Nintendo’s princesses are more likely these days to star in their own titles, as the company “adapts to new audiences, following little by little developments in society,” author Bross said.
Even now, fans are eagerly awaiting a new Mario-led 3D adventure following the blockbuster release of the Nintendo Switch 2 console this June.
Bross hopes to see “a totally new idea that will be a new milestone in the history of videogames”.
The phenomenon in numbers
40 million cartridges
The original Super Mario Bros. cartridge game was released in 1985 for the Nintendo Entertainment System (NES) console in the US and elsewhere, and on Japan’s Famicom console.
It sold 40.2 million copies worldwide, including 6.8 million in Japan − one for every 18 members of the country’s population at the time.
“Until that point, Famicom users were almost all children. But Super Mario Bros. even featured in mainstream weekly magazines alongside celebrity gossip,” Hideki Yasuda, an analyst at Toyo Securities, said.
“That shows the title’s impact − it significantly widened the age range” of video game consumers, he said.
8
The number of people who worked on the side-scrolling platform game Super Mario Bros., according to an interview with its creator Shigeru Miyamoto from a 1988 Japanese book.
Miyamoto’s team included Takashi Tezuka, who became a longtime collaborator and contributed to many games in Nintendo’s Mario and Legend of Zelda series.
The instantly recognisable, upbeat theme tune was written by Koji Kondo, the composer behind the company’s most famous game music.

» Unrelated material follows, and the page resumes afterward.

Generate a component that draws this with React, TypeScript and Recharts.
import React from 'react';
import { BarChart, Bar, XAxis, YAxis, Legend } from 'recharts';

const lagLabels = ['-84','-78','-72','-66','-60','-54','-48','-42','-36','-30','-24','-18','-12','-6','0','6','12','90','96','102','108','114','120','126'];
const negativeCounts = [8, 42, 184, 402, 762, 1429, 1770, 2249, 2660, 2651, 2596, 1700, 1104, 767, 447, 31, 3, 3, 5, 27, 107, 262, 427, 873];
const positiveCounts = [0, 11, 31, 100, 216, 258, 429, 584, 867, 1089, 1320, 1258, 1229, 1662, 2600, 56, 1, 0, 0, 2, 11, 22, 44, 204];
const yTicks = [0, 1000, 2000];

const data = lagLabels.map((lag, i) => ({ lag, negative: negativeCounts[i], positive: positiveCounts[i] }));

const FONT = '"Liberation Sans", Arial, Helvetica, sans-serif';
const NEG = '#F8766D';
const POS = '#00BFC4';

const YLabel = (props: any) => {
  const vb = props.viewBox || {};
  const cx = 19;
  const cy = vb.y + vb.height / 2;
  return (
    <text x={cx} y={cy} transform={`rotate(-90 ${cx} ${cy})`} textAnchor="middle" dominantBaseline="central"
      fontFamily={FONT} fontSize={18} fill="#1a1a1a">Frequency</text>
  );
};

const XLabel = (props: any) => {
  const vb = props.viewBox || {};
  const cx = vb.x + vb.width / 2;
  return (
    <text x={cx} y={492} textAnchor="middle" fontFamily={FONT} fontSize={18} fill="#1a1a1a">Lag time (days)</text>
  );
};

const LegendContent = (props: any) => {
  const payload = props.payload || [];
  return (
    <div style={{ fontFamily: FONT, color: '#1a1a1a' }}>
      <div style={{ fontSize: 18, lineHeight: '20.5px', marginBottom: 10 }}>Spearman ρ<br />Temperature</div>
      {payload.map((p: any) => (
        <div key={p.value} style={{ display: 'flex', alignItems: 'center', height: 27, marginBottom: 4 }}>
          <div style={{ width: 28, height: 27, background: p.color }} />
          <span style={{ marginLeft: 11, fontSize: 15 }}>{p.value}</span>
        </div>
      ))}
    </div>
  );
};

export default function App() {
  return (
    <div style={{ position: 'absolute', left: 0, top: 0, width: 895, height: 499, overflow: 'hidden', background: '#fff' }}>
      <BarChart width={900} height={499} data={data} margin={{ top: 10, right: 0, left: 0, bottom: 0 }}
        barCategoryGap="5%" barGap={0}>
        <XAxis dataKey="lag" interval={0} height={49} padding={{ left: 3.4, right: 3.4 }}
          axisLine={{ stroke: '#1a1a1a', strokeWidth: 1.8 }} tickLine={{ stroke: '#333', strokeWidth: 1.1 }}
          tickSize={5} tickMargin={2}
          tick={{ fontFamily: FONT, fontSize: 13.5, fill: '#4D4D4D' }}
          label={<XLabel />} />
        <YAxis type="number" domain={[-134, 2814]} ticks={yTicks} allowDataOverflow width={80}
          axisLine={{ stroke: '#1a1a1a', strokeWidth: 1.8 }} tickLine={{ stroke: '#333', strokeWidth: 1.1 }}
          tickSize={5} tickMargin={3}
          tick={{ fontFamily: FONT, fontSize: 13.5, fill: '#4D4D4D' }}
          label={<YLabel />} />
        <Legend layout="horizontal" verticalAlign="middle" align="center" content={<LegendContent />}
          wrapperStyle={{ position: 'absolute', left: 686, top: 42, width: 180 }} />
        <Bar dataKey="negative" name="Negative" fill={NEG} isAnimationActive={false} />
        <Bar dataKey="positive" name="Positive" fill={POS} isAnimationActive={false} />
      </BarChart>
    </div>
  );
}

4 minutes, 54 seconds, 515 milliseconds
The time it took the American player “averge11” to complete Super Mario Bros. last month, setting a new record.
The play-through, which beat the last record by a few hundredths of a second, thrilled the world of speedrunning − the art of finishing a game as quickly as possible by making use of all known tricks and technical glitches.

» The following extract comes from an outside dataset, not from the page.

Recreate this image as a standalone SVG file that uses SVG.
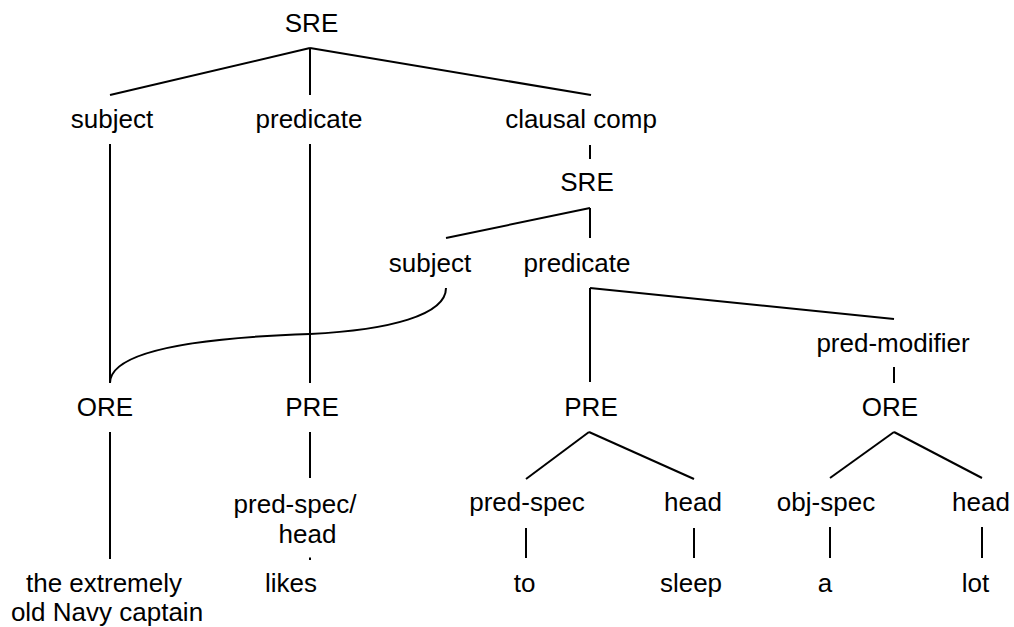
<svg xmlns="http://www.w3.org/2000/svg" width="1014" height="627" viewBox="0 0 1014 627">
<style>
text{font-family:"Liberation Sans",Arial,Helvetica,sans-serif;font-size:26px;fill:#000;text-anchor:middle}
.c line,.c path{stroke:#000;stroke-width:2;fill:none}
</style>
<rect width="1014" height="627" fill="#fff"/>
<g id="connectors" class="c">
<line x1="310" y1="48" x2="110" y2="95"/>
<line x1="310" y1="48" x2="310" y2="95"/>
<line x1="310" y1="48" x2="591" y2="95"/>
<line x1="110" y1="144" x2="110" y2="383"/>
<line x1="310" y1="144" x2="310" y2="383"/>
<line x1="590" y1="145" x2="590" y2="159"/>
<line x1="590" y1="208" x2="446" y2="238"/>
<line x1="590" y1="208" x2="590" y2="238"/>
<path d="M446,288 C446,315 390,330 310,334 C190,338 110,352 110,383"/>
<line x1="590" y1="288" x2="590" y2="382"/>
<line x1="590" y1="288" x2="894" y2="319"/>
<line x1="894" y1="367" x2="894" y2="383"/>
<line x1="894" y1="432" x2="830" y2="478"/>
<line x1="894" y1="432" x2="982" y2="478"/>
<line x1="830" y1="527" x2="830" y2="558"/>
<line x1="982" y1="527" x2="982" y2="558"/>
<line x1="589" y1="432" x2="526" y2="479"/>
<line x1="589" y1="432" x2="694" y2="479"/>
<line x1="526" y1="528" x2="526" y2="558"/>
<line x1="694" y1="528" x2="694" y2="558"/>
<line x1="110" y1="432" x2="110" y2="559"/>
<line x1="310" y1="432" x2="310" y2="478"/>
<line x1="310" y1="557.5" x2="310" y2="560"/>
</g>
<g id="n-sre1"><text x="311.5" y="32">SRE</text></g>
<g id="n-subject1"><text x="112" y="128">subject</text></g>
<g id="n-predicate1"><text x="309" y="128">predicate</text></g>
<g id="n-clausal"><text x="581" y="128">clausal comp</text></g>
<g id="n-sre2"><text x="587" y="191">SRE</text></g>
<g id="n-subject2"><text x="430" y="272">subject</text></g>
<g id="n-predicate2"><text x="577" y="272">predicate</text></g>
<g id="n-predmod"><text x="893" y="352">pred-modifier</text></g>
<g id="n-ore1"><text x="105" y="416">ORE</text></g>
<g id="n-pre1"><text x="312" y="416">PRE</text></g>
<g id="n-pre2"><text x="591" y="416">PRE</text></g>
<g id="n-ore2"><text x="890" y="416">ORE</text></g>
<g id="n-predspechead"><text x="295" y="513">pred-spec/</text><text x="307.5" y="543">head</text></g>
<g id="n-predspec"><text x="527" y="511">pred-spec</text></g>
<g id="n-head1"><text x="693" y="511">head</text></g>
<g id="n-objspec"><text x="826" y="511">obj-spec</text></g>
<g id="n-head2"><text x="981" y="511">head</text></g>
<g id="n-captain"><text x="104" y="592">the extremely</text><text x="107" y="621">old Navy captain</text></g>
<g id="n-likes"><text x="291" y="592">likes</text></g>
<g id="n-to"><text x="524.5" y="592">to</text></g>
<g id="n-sleep"><text x="691" y="592">sleep</text></g>
<g id="n-a"><text x="825" y="592">a</text></g>
<g id="n-lot"><text x="975.5" y="592">lot</text></g>
</svg>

The record for completing the game blindfolded belongs to a Japanese player who did it in 14 minutes and 46 seconds, according to Guinness World Records.
Number one… in bookstores
The bestselling book of all genres in Japan in 1985 and 1986 was titled Super Mario Bros: The Complete Strategy Guide.
Over 111 pages, it detailed the best routes to take through the game’s 32 levels − which were painstakingly drawn out by hand, in an era before screenshots were commonplace.
The book sold more than 1.3 million copies in Japan.

$1.56 million
The price that a single Super Mario 64 cartridge, still in its original packaging, fetched at auction in July 2021.
That makes the game − released in 1996 for the Nintendo 64 console − the most expensive ever sold at an online auction, according to Guinness World Records.
452 million games
Altogether, the games in the Super Mario series have sold more than 452 million units as of March 2025, Nintendo says.
This figure is only for platform games and does not include megahit spin-offs like Mario Kart or sports games starring the red-clad plumber and his friends.